In some embodiments, while the fifth subject emphasis change (e.g.,
688c) that occurs at the fourth time is removed from the video and
while displaying the first selectable user interface object (e.g.,
662d in FIG. 6BB) in an inactive state, the computer system detects
a request (e.g., 650bb2) to add one or more user-specified changes
in subject emphasis. IN some embodiments, in response to detecting
the request to add one or more user-specified changes in subject
emphasis, the computer system displays the first selectable user
interface object (e.g., 622d in FIG. 6BC) in an active state that
is different from an inactive state without adding (e.g., re-adding
and/or re-enabling) the fifth subject emphasis change that occurs
at the fourth time to the video. In some embodiments, in response
to detecting the request to add one or more user-specified changes
in subject emphases, the computer system adds the one or more
user-specified changes in subject emphases to the video and the
deletes the fifth subject emphasis change that occurs at the fourth
time to the video. Displaying the first selectable user interface
object in an active state that is different from an inactive state
without adding the fifth subject emphasis change that occurs at the
fourth time to the video in response to detecting the request to
add one or more user-specified changes in subject emphases allows
the computer system to manage new changes in subject emphasis and
delete old changes in subject emphasis and provides the user with
more control of the system, which leads to more efficient control
of the user interface.
In some embodiments, while the video includes the first subject
emphasis change that occurs at the first time and in accordance
with a determination that the first subject emphasis (e.g., 686a,
686b, 688c, 686d, 688e, 686f, 686g, 688h, 688i, 688j, 688k, and/or
688m) change is a user-specified change in subject emphasis, the
computer displays a second graphical user interface object
indicating that the first subject emphasis change that occurs at
the first time with a first visual appearance (e.g., 688c, 688e,
688h, 688i, 688j, 688k, and/or 688m) (e.g., as describe above in
relation to method 900). In some embodiments, while the video
includes the first subject emphasis change that occurs at the first
time and in accordance with a determination that the first subject
emphasis (e.g., 686a, 686b, 688c, 686d, 688e, 686f, 686g, 688h,
688i, 688j, 688k, and/or 688m) change is an automatic change in
subject emphasis, the computer system displays the second graphical
user interface object with a second visual appearance (e.g.,
appearance of 686a, 686b, 686d, 686f, and/or 686g,) (e.g., as
describe above in relation to method 900) that is different from
the first visual appearance. In some embodiments, the computer
system concurrently displays a graphical object indicating an
automatic change in subject emphasis with a graphical object
indicating a user-specified change in subject emphasis. In some
embodiments, the graphical object indicating an automatic change in
subject the second visual appearance and the graphical object
indicating a user-specified change in subject emphasis has the
first visual appearance.

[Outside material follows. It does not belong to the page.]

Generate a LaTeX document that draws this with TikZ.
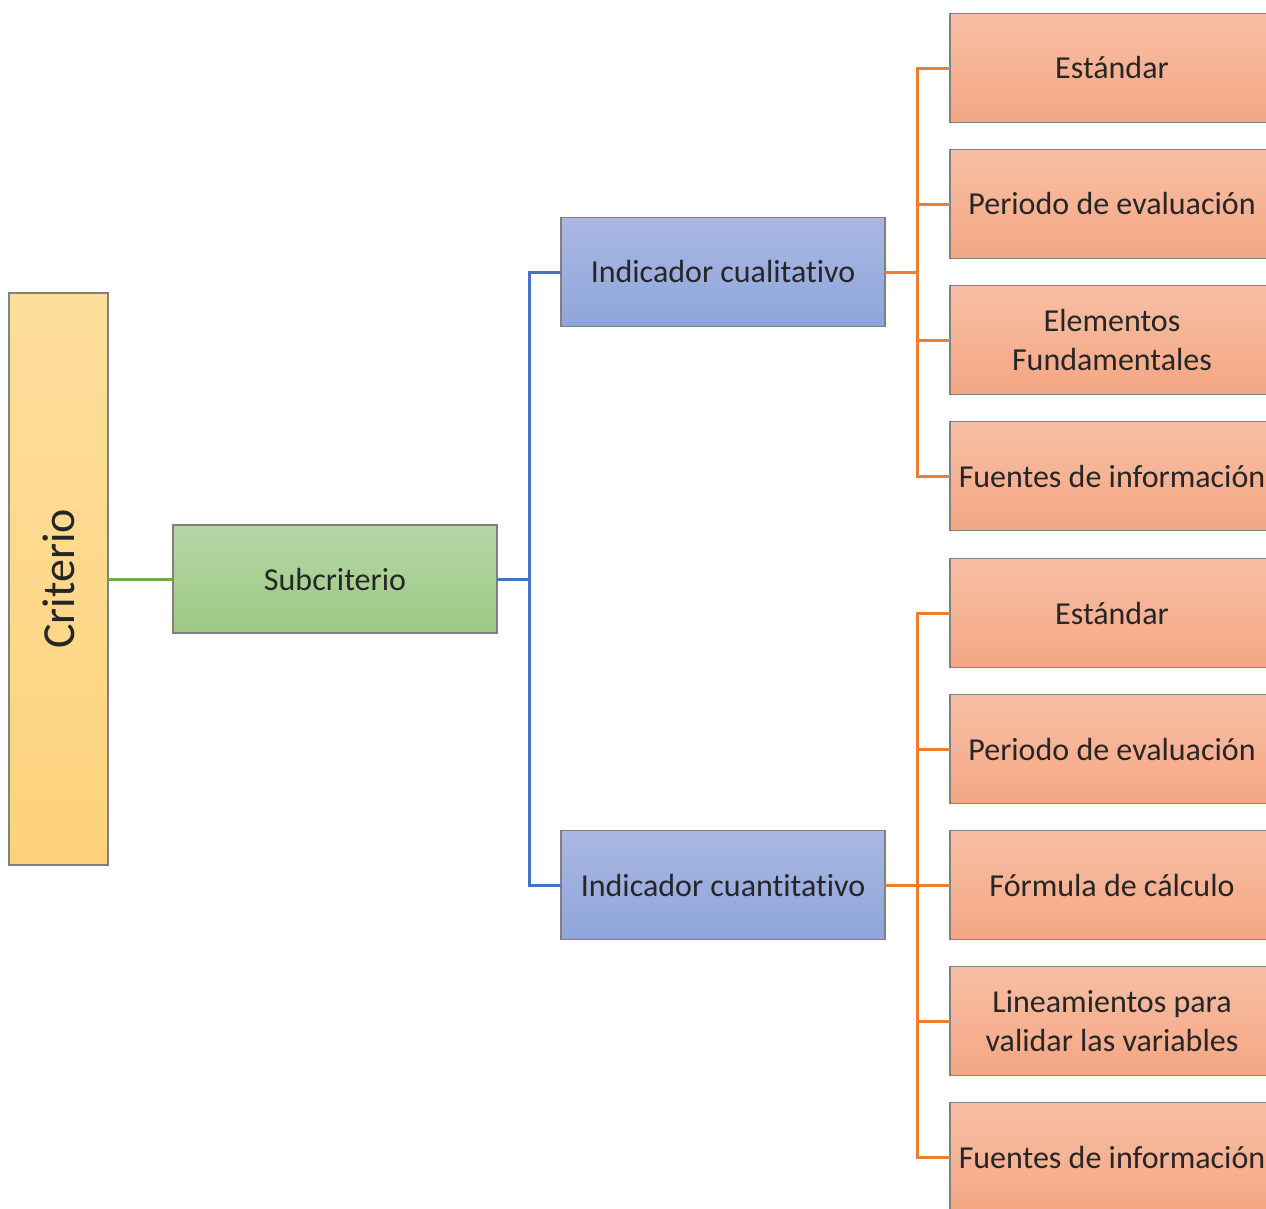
\documentclass[tikz,border=0pt]{standalone}
\usepackage{fontspec}
\setmainfont{Carlito}[Ligatures=NoCommon]
\usepackage{graphicx}
\usetikzlibrary{positioning}
\definecolor{critTop}{RGB}{255,222,156}
\definecolor{critBot}{RGB}{254,210,124}
\definecolor{subTop}{RGB}{182,214,167}
\definecolor{subBot}{RGB}{156,201,131}
\definecolor{indTop}{RGB}{170,184,227}
\definecolor{indBot}{RGB}{142,165,219}
\definecolor{leafTop}{RGB}{247,191,165}
\definecolor{leafBot}{RGB}{245,166,131}
\definecolor{lineGreen}{RGB}{112,173,71}
\definecolor{lineBlue}{RGB}{68,114,196}
\definecolor{lineOrange}{RGB}{237,125,49}
\tikzset{
  box/.style={draw=black!50, line width=1.3pt, text=black!85, outer sep=0pt,
    font=\fontsize{32}{39}\selectfont, align=center, inner sep=0pt},
  critbox/.style={box, top color=critTop, bottom color=critBot,
    minimum width=99pt, minimum height=572pt},
  subbox/.style={box, top color=subTop, bottom color=subBot,
    minimum width=324pt, minimum height=108pt},
  indbox/.style={box, top color=indTop, bottom color=indBot,
    minimum width=324pt, minimum height=109pt},
  leafbox/.style={box, top color=leafTop, bottom color=leafBot,
    minimum width=324pt, minimum height=109pt},
  link/.style={line width=3pt},
}
\begin{document}
\begin{tikzpicture}
  \useasboundingbox (0,0) rectangle (1266pt,-1208pt);
  \clip (0,0) rectangle (1266pt,-1208pt);
  % Define nodes
  \node[critbox] (crit) at (58.5pt,-579pt)
    {\rotatebox{90}{\fontsize{46}{50}\selectfont Criterio}};
  \node[subbox, right=65pt of crit] (sub) {Subcriterio};
  \node[indbox, right=64pt of sub, yshift=307pt] (qual) {Indicador cualitativo};
  \node[indbox, right=64pt of sub, yshift=-306pt] (quan) {Indicador cuantitativo};
  \node[leafbox, right=65pt of qual, yshift=204pt] (q1) {Estándar};
  \node[leafbox, below=27pt of q1] (q2) {Periodo de evaluación};
  \node[leafbox, below=27pt of q2] (q3) {Elementos\\Fundamentales};
  \node[leafbox, below=27pt of q3] (q4) {Fuentes de información};
  \node[leafbox, right=65pt of quan] (c3) {Fórmula de cálculo};
  \node[leafbox, above=27pt of c3] (c2) {Periodo de evaluación};
  \node[leafbox, above=27pt of c2] (c1) {Estándar};
  \node[leafbox, below=27pt of c3] (c4) {Lineamientos para\\validar las variables};
  \node[leafbox, below=27pt of c4] (c5) {Fuentes de información};
  \coordinate (bjoin) at ([xshift=32pt]sub.east);
  \coordinate (qjoin) at ([xshift=32pt]qual.east);
  \coordinate (cjoin) at ([xshift=32pt]quan.east);
  % Connect nodes
  \draw[link, lineGreen] (crit) -- (sub);
  \draw[link, lineBlue] (sub.east) -- (bjoin);
  \draw[link, lineBlue] (bjoin) |- (qual.west);
  \draw[link, lineBlue] (bjoin) |- (quan.west);
  \draw[link, lineOrange] (qual.east) -- (qjoin);
  \foreach \n in {q1,q2,q3,q4}
    \draw[link, lineOrange] (qjoin) |- (\n.west);
  \draw[link, lineOrange] (quan.east) -- (cjoin);
  \foreach \n in {c1,c2,c3,c4,c5}
    \draw[link, lineOrange] (cjoin) |- (\n.west);
\end{tikzpicture}
\end{document}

Displaying the second graphical user
interface object indicating that the first subject emphasis change
that occurs at the first time differently based on whether the
first subject emphasis change is a user-specified change or an
automatic change provides visual feedback to the user regarding
what source caused the subject emphasis change, which provides
improved visual feedback.
In some embodiments, the subject emphasis at the second time in the
video is a third type of subject emphasis. In some embodiments,
after playing the portion of the video that includes the first
subject emphasis change at the first time, the computer system
detects a second request (e.g., 650bd) to change subject emphasis
at the second time. In some embodiments, in response to detecting
the second request (e.g., 650bd) to change subject emphasis at the
second time and in accordance with a determination that the second
request to change subject emphasis at the second time is a request
to change the subject emphasis at the second time in video to the
third type of subject emphasis (e.g., a request to apply the same
synthetic depth of field effect that is currently being applied to
the second time in the video) (e.g., a request to emphasize a
subject relative to other subjects, where the subject is already
emphasized relative to the other subjects and/or a request to
emphasize a focal plane (and/or one or more objects on a focal
place) that is currently emphasized at the second time), the
computer system forgoes changing the subject emphasis in the video
during the second period of time that follows the second time
(e.g., as discussed above in relation to FIG. 6BD). In some
embodiments, in response to detecting the second request to change
subject emphasis at the second time and in accordance with a
determination that the second request to change subject emphasis at
the second time is a request to change the subject emphasis at the
second time in video to a second type of subject emphasis that is
different from the first type of subject emphasis, the computer
system changes the subject emphasis in the video during the second
period of time that follows the second time. Forgoing changing the
subject emphasis in the video during the second period of time that
follows the second time in response to detecting the second request
to change subject emphasis at the second time and in accordance
with a determination that the second request to change subject
emphasis at the second time is a request to change the subject
emphasis at the second time in video to the third type of subject
emphasis allows the computer system to intelligently forgo applying
changes in subject emphasis that are determined to be not needed,
which performs an operation when a set of conditions has been
met.
Note that details of the processes described above with respect to
method 1300 (e.g., FIG. 13) are also applicable in an analogous
manner to the methods described above and/or below. For example,
methods 700, 800, 900, and/or 1100 optionally includes one or more
of the characteristics of the various methods described above with
reference to method 1300. For example, the method described above
in method 1300 can be used to display media in a media editing user
interface after the media is captured using one or more techniques
described in relation to methods 700 and/or method 1100. For
brevity, these details are not repeated above.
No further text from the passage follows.